La contestation regroupe des « manifestants de tous âges et de nombreuses personnes sont descendues pour la première fois dans la rue » et les grèves et manifestations s’enchaînent à un rythme rapide. En particulier, la grève du 5 mai de cette année a paralysé le pays [38] ; secteur privé et public étaient en grève qu’il s’agisse des transports, des écoles, des hôpitaux, des usines, ports, aéroports, commerces... Elle a rassemblé 300.000 manifestants.
Malgré que « la mort de trois personnes a cassé une partie de la dynamique contestataire, surtout en ce qui concerne les gens qui descendaient pour la première fois dans la rue », la grève générale du 5 mai a été suivie de beaucoup d’autres mouvements de grève et de manifestations ainsi que de témoignages de solidarité dans d’autres pays.
Le peuple grec sacrifié sur l’autel du néo-libéralisme
Le gouvernement tente d’endiguer ce mouvement de révolte de diverses manières ; par des tentatives répétées de faire porter à l’ensemble de la population la responsabilité de la situation économique actuelle [39] d’abord mais, également par une décrédibilisation des manifestants [40], de la répression policière [41] et de la désinformation [42].

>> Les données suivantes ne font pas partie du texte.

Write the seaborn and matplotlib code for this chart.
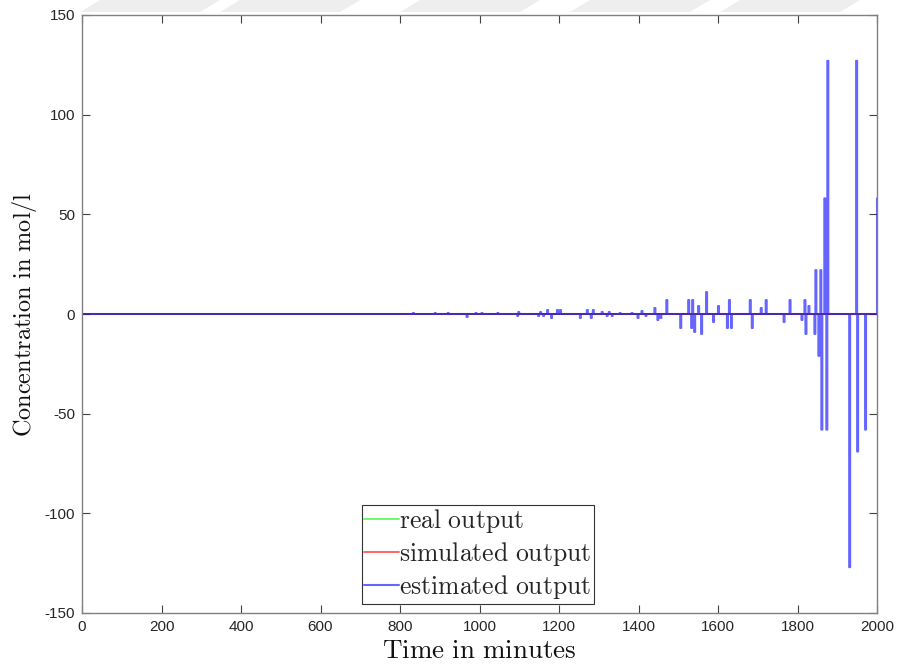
import numpy as np
import pandas as pd
import matplotlib
matplotlib.use("Agg")
import matplotlib.pyplot as plt
import seaborn as sns
from matplotlib.patches import Polygon

# ---------------- data ----------------
sample_step = 2.5  # minutes
spike_times = [833, 888, 921, 968, 989, 1005, 1046, 1094, 1098, 1148, 1152, 1160, 1169, 1180,
               1194, 1203, 1253, 1270, 1281, 1285, 1307, 1320, 1324, 1333, 1353, 1383, 1398,
               1408, 1418, 1440, 1447, 1454, 1469, 1504, 1525, 1532, 1536, 1540, 1550, 1557,
               1569, 1588, 1599, 1623, 1627, 1632, 1679, 1685, 1708, 1720, 1766, 1780, 1809,
               1817, 1820, 1827, 1842, 1846, 1852, 1857, 1861, 1868, 1872, 1876, 1929, 1948,
               1950, 1971, 2000]
spike_values = [0.5, 0.5, 0.5, -1.5, 0.5, 0.5, 0.5, -1, 1, -1, 1, -1, 2, -2,
                2, 2, -2, 2, -2, 2, 1, -1, 1, -1, 0.5, 0.5, -2,
                1.5, -1, 3, -3, -2, 7, -7, 7, -7, 7, -9, 4, -10,
                11, -4, 4, -7, 7, -7, 7, -7, 3, 7, -4, 7, -3,
                7, -10, 4, -10, 22, -21, 22, -58, 58, -58, 127, -127, 127,
                -69, -58, 58]

time = np.arange(0, 2000 + sample_step / 2, sample_step)
estimated = np.zeros_like(time)
for t, v in zip(spike_times, spike_values):
    idx = int(round(t / sample_step))
    estimated[min(idx, len(time) - 1)] = v
real = np.zeros_like(time)
simulated = np.zeros_like(time)

x_ticks = list(range(0, 2001, 200))
y_ticks = list(range(-150, 151, 50))

# ---------------- style ----------------
sns.set_theme(style="white")
plt.rcParams["font.family"] = ["Liberation Sans", "DejaVu Sans"]
plt.rcParams["mathtext.fontset"] = "cm"
plt.rcParams["axes.unicode_minus"] = False

fig = plt.figure(figsize=(8.99, 6.70), dpi=100)
ax = fig.add_axes([82 / 899, 1 - 613 / 670, 795 / 899, 598 / 670])

# faint watermark shapes at top of the page
for x0 in [100, 240, 420, 590, 740]:
    poly = Polygon([[x0 / 899, 1.0], [(x0 + 120) / 899, 1.0], [(x0 + 100) / 899, 1 - 12 / 670],
                    [(x0 - 20) / 899, 1 - 12 / 670]], closed=True, transform=fig.transFigure,
                   facecolor="#eeeeee", edgecolor="none", zorder=0)
    fig.patches.append(poly)

df = pd.DataFrame({"time": time, "real": real, "sim": simulated, "est": estimated})
sns.lineplot(data=df, x="time", y="real", ax=ax, color="#00ff00", alpha=0.6, lw=1.4,
             drawstyle="steps-post", estimator=None, label=r"$\mathrm{real\ output}$")
sns.lineplot(data=df, x="time", y="sim", ax=ax, color="#ff0000", alpha=0.6, lw=1.4,
             drawstyle="steps-post", estimator=None, label=r"$\mathrm{simulated\ output}$")
sns.lineplot(data=df, x="time", y="est", ax=ax, color="#0000ff", alpha=0.6, lw=1.5,
             drawstyle="steps-post", estimator=None, label=r"$\mathrm{estimated\ output}$")

ax.set_xlim(0, 2000)
ax.set_ylim(-150, 150)
ax.set_xticks(x_ticks)
ax.set_yticks(y_ticks)
ax.set_xticklabels([str(v) for v in x_ticks])
ax.set_yticklabels([str(v) for v in y_ticks])
ax.tick_params(direction="in", length=6, width=0.8, color="#404040", labelsize=11,
               labelcolor="#262626", top=True, right=True, bottom=True, left=True, pad=5)
for s in ax.spines.values():
    s.set_color("#808080")
    s.set_linewidth(1.0)

ax.set_xlabel(r"$\mathrm{Time\ in\ minutes}$", fontsize=19.5, labelpad=3, color="#111111")
ax.set_ylabel(r"$\mathrm{Concentration\ in\ mol/l}$", fontsize=17.5, labelpad=4, color="#111111")

leg = ax.legend(loc="lower left", bbox_to_anchor=(0.352, 0.015), fontsize=18.5, frameon=True,
                fancybox=False, edgecolor="#333333", framealpha=1, borderpad=0.1,
                handlelength=1.35, handletextpad=0.0, labelspacing=0.2, borderaxespad=0)
leg.get_frame().set_linewidth(0.8)

fig.savefig("out.png", dpi=100)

- « Montrons une tolérance zéro à la répression d’Etat » Affiche sur un mur dans le quartier d’Exarchia à Athènes
S’attaquer en premier lieu aux fonctionnaires du secteur public est également une manière de diviser la contestation, de désolidariser secteurs public et privé. « Le gouvernement s’attaque également à certaines professions privilégiées, pas très appréciées de la population (des professions fermées telles que les camionneurs, les taxis, etc… qui jouissent de privilèges hérités de la période du régime des colonels et qui, de ce fait, ne sont pas défendus par l’ensemble de la population). Et ce faisant, le gouvernement y associe d’autres professions (médecins, pharmaciens, etc…) pour généraliser la libéralisation du marché du travail ».
Enfin, comme lors de toute contestation sociale, le gouvernement tente d’user de vocabulaire adapté pour travestir la réalité [43] ; un exemple parlant est celui des privatisations, qualifiées de « mises en valeur des richesses du pays » [44].
Eponine Cynidès et Léandre Nicolas
Photographies d’Eponine Cynidès
Les passages en italique proviennent d’une interview réalisée le 28 août 2010 auprès de Yiorgos Vassalos, chercheur au « Corporate Europe Observatory » et Chloé (qui désire rester anonyme), membres de l’initiative d’organisation de la manifestation bruxelloise de solidarité aux manifestants grecs du 20 mai 2010 (jour de grève générale en Grèce) ainsi que d’Ermal Bubullima, Albanais résidant en Grèce depuis une quinzaine d’années, étudiant en Master 2 en Droits de l’homme à Strasbourg.
Leurs propos ont été recueillis par Eponine Cynidès et Léandre Nicolas.